REQUEST -
Reproduce the listing word for word, leaving every picture behind.

RECORDS FOR THIS EXERCISE -
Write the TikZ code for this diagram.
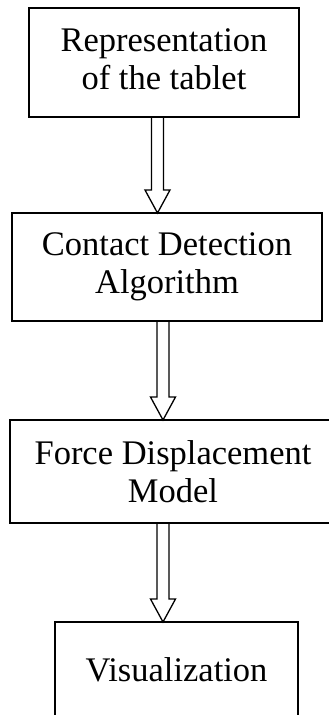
\documentclass[tikz,border=0pt]{standalone}
\usepackage{fontspec}
\setmainfont{Liberation Serif}
\usetikzlibrary{calc}
\tikzset{
  box/.style={draw, line width=1.3pt, rectangle, inner sep=0pt, outer sep=0pt,
    align=center, font=\fontsize{34.5}{38.5}\selectfont},
  hollow/.style={draw, line width=1.3pt, line join=miter}
}
\newcommand\hollowarrow[2]{%
  \draw[hollow] let \p1=(#1), \p2=(#2) in
    (\x1-6pt,\y1) -- (\x1-6pt,\y2+23pt) -- (\x1-12.5pt,\y2+23pt) -- (\x1,\y2)
    -- (\x1+12.5pt,\y2+23pt) -- (\x1+6pt,\y2+23pt) -- (\x1+6pt,\y1);}
\begin{document}
\begin{tikzpicture}[x=1pt,y=1pt]
\useasboundingbox (0,0) rectangle (329,-715);
\clip (0,0) rectangle (329,-715);
\node[box, minimum width=270pt, minimum height=109pt] (b1) at (164,-62.5) {Representation\\of the tablet\rule[-6.6pt]{0pt}{0pt}};
\node[box, minimum width=310pt, minimum height=108pt] (b2) at (167,-267) {Contact Detection\\Algorithm};
\node[box, minimum width=326pt, minimum height=103pt] (b3) at (173,-471.5) {Force Displacement\\Model};
\node[box, minimum width=243pt, minimum height=96pt] (b4) at (176.5,-670) {Visualization};
\coordinate (s1) at ([xshift=-6.5pt]b1.south);
\coordinate (s2) at ([xshift=-4pt]b2.south);
\coordinate (s3) at ([xshift=-10pt]b3.south);
\hollowarrow{s1}{s1 |- b2.north}
\hollowarrow{s2}{s2 |- b3.north}
\hollowarrow{s3}{s3 |- b4.north}
\end{tikzpicture}
\end{document}
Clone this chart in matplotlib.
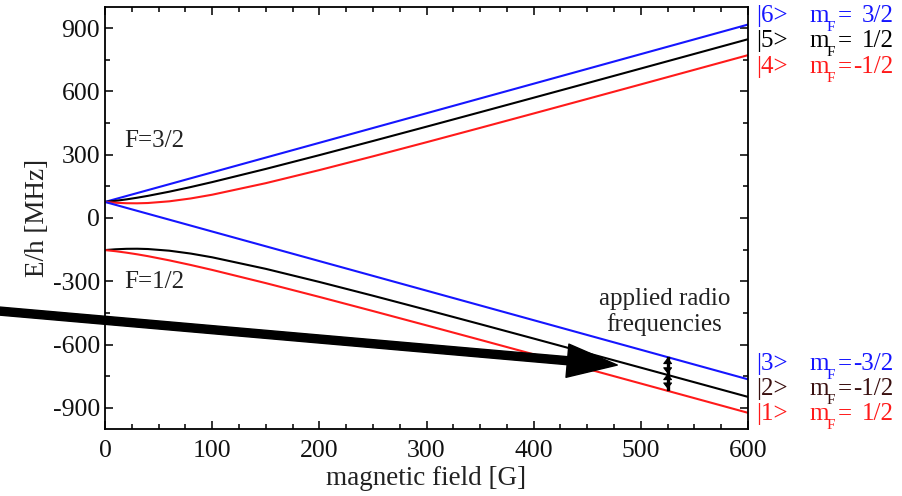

RESULT -
Write the TikZ code for this diagram.
\documentclass[tikz,border=0pt]{standalone}
\usepackage{fontspec}
\setmainfont{Liberation Serif}
\usetikzlibrary{calc}
\tikzset{
  box/.style={draw, line width=1.3pt, rectangle, inner sep=0pt, outer sep=0pt,
    align=center, font=\fontsize{34.5}{38.5}\selectfont},
  hollow/.style={draw, line width=1.3pt, line join=miter}
}
\newcommand\hollowarrow[2]{%
  \draw[hollow] let \p1=(#1), \p2=(#2) in
    (\x1-6pt,\y1) -- (\x1-6pt,\y2+23pt) -- (\x1-12.5pt,\y2+23pt) -- (\x1,\y2)
    -- (\x1+12.5pt,\y2+23pt) -- (\x1+6pt,\y2+23pt) -- (\x1+6pt,\y1);}
\begin{document}
\begin{tikzpicture}[x=1pt,y=1pt]
\useasboundingbox (0,0) rectangle (329,-715);
\clip (0,0) rectangle (329,-715);
\node[box, minimum width=270pt, minimum height=109pt] (b1) at (164,-62.5) {Representation\\of the tablet\rule[-6.6pt]{0pt}{0pt}};
\node[box, minimum width=310pt, minimum height=108pt] (b2) at (167,-267) {Contact Detection\\Algorithm};
\node[box, minimum width=326pt, minimum height=103pt] (b3) at (173,-471.5) {Force Displacement\\Model};
\node[box, minimum width=243pt, minimum height=96pt] (b4) at (176.5,-670) {Visualization};
\coordinate (s1) at ([xshift=-6.5pt]b1.south);
\coordinate (s2) at ([xshift=-4pt]b2.south);
\coordinate (s3) at ([xshift=-10pt]b3.south);
\hollowarrow{s1}{s1 |- b2.north}
\hollowarrow{s2}{s2 |- b3.north}
\hollowarrow{s3}{s3 |- b4.north}
\end{tikzpicture}
\end{document}
Clone this chart in matplotlib.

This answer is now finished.